— What to do —
Using the listing below, output only the lines from the one that contains "Give me the matplotlib source for this chart." through the one that contains "plt.rcParams['font.family'] = ['Noto", inclusive, exactly as given and without images.

— Records for the exercise —
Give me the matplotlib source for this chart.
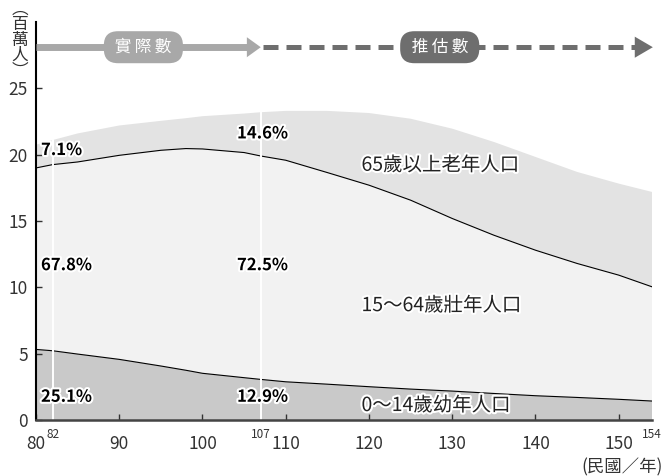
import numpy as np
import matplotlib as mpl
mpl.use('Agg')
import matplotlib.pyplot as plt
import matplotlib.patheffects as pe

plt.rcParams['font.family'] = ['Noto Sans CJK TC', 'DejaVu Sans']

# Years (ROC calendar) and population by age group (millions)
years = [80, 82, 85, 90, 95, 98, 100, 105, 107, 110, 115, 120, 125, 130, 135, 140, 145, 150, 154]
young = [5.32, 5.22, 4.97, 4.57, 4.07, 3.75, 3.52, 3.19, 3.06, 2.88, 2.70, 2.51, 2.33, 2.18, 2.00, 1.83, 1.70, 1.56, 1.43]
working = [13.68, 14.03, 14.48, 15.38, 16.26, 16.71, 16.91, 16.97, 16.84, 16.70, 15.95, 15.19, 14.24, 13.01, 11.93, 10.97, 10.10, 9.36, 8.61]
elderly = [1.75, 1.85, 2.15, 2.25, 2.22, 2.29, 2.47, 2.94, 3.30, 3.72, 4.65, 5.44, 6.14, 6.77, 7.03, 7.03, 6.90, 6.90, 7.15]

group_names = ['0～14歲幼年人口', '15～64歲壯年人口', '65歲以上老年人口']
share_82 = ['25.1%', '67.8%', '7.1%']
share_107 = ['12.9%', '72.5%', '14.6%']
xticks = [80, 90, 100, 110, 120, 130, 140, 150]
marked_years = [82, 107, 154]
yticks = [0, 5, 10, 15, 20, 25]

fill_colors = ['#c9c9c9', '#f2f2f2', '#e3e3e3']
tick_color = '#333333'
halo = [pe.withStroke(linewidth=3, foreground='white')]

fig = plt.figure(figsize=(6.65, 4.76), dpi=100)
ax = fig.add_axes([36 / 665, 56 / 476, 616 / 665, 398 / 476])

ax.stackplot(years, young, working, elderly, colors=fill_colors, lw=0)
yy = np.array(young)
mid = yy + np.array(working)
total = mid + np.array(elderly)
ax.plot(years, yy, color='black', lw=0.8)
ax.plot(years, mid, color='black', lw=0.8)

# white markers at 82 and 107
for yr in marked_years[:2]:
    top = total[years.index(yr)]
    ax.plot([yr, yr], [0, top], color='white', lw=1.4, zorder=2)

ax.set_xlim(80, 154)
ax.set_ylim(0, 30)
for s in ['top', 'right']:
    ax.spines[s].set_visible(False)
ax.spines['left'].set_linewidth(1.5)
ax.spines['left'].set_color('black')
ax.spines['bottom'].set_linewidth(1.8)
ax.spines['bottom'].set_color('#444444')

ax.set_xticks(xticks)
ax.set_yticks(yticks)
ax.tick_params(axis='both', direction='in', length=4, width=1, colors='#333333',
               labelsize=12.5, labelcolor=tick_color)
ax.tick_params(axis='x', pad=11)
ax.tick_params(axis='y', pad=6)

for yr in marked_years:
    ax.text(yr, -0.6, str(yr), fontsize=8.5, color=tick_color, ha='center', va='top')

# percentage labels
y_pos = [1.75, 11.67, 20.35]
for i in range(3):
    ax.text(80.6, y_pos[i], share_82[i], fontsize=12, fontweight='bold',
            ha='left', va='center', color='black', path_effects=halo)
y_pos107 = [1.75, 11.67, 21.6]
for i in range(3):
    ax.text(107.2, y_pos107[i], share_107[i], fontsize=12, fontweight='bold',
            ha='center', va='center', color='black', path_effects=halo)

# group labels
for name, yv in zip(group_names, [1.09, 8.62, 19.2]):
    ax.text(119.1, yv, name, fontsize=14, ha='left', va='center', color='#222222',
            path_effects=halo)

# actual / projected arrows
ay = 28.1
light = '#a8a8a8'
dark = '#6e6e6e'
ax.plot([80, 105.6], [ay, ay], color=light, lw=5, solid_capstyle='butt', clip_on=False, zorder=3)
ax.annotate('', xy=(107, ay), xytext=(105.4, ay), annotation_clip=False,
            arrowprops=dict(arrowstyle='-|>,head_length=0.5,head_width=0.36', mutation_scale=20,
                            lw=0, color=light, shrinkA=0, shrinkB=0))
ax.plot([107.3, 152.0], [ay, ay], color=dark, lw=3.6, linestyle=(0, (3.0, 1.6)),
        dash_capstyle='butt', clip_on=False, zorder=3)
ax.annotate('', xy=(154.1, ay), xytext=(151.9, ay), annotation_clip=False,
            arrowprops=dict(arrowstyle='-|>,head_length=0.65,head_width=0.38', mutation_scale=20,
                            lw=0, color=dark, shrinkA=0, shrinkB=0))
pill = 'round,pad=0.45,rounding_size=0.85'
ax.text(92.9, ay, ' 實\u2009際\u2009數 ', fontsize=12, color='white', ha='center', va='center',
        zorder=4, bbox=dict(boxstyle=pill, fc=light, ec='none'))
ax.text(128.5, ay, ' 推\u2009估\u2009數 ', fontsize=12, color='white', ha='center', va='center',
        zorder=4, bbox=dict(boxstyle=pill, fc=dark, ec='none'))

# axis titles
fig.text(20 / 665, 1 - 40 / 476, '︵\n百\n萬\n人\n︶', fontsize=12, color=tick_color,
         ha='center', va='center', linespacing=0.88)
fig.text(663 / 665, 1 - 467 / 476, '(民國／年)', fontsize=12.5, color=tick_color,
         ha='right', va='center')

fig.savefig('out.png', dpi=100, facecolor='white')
...
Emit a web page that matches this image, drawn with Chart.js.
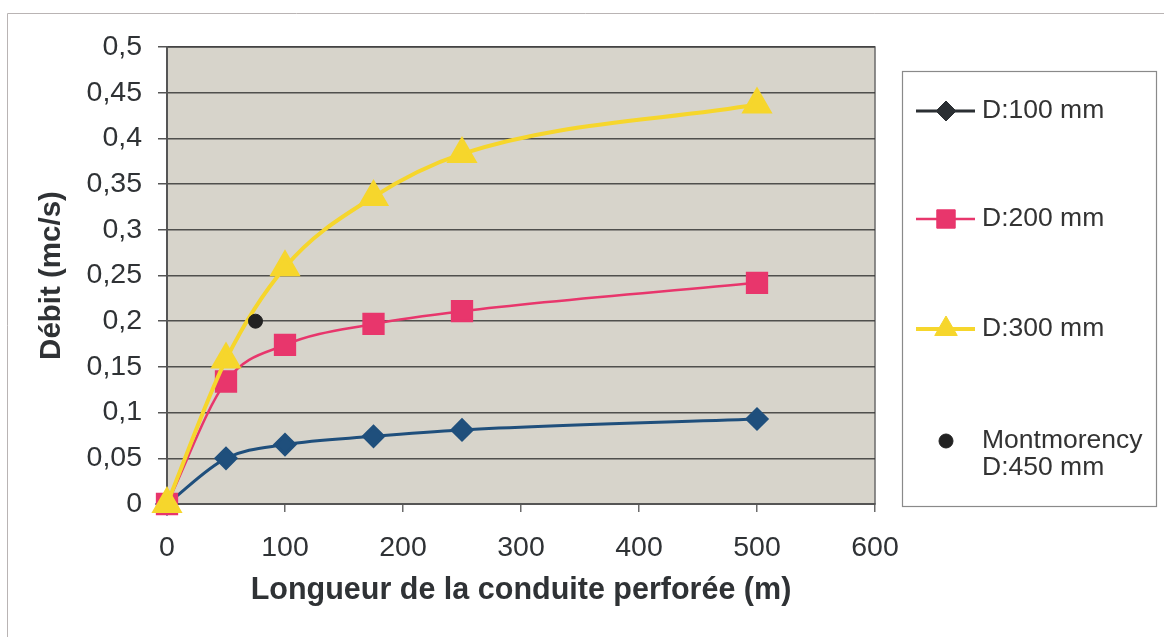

— Task response —
Give me the matplotlib source for this chart.
import numpy as np
import matplotlib as mpl
mpl.use('Agg')
import matplotlib.pyplot as plt
import matplotlib.patheffects as pe

plt.rcParams['font.family'] = ['Noto Sans CJK TC', 'DejaVu Sans']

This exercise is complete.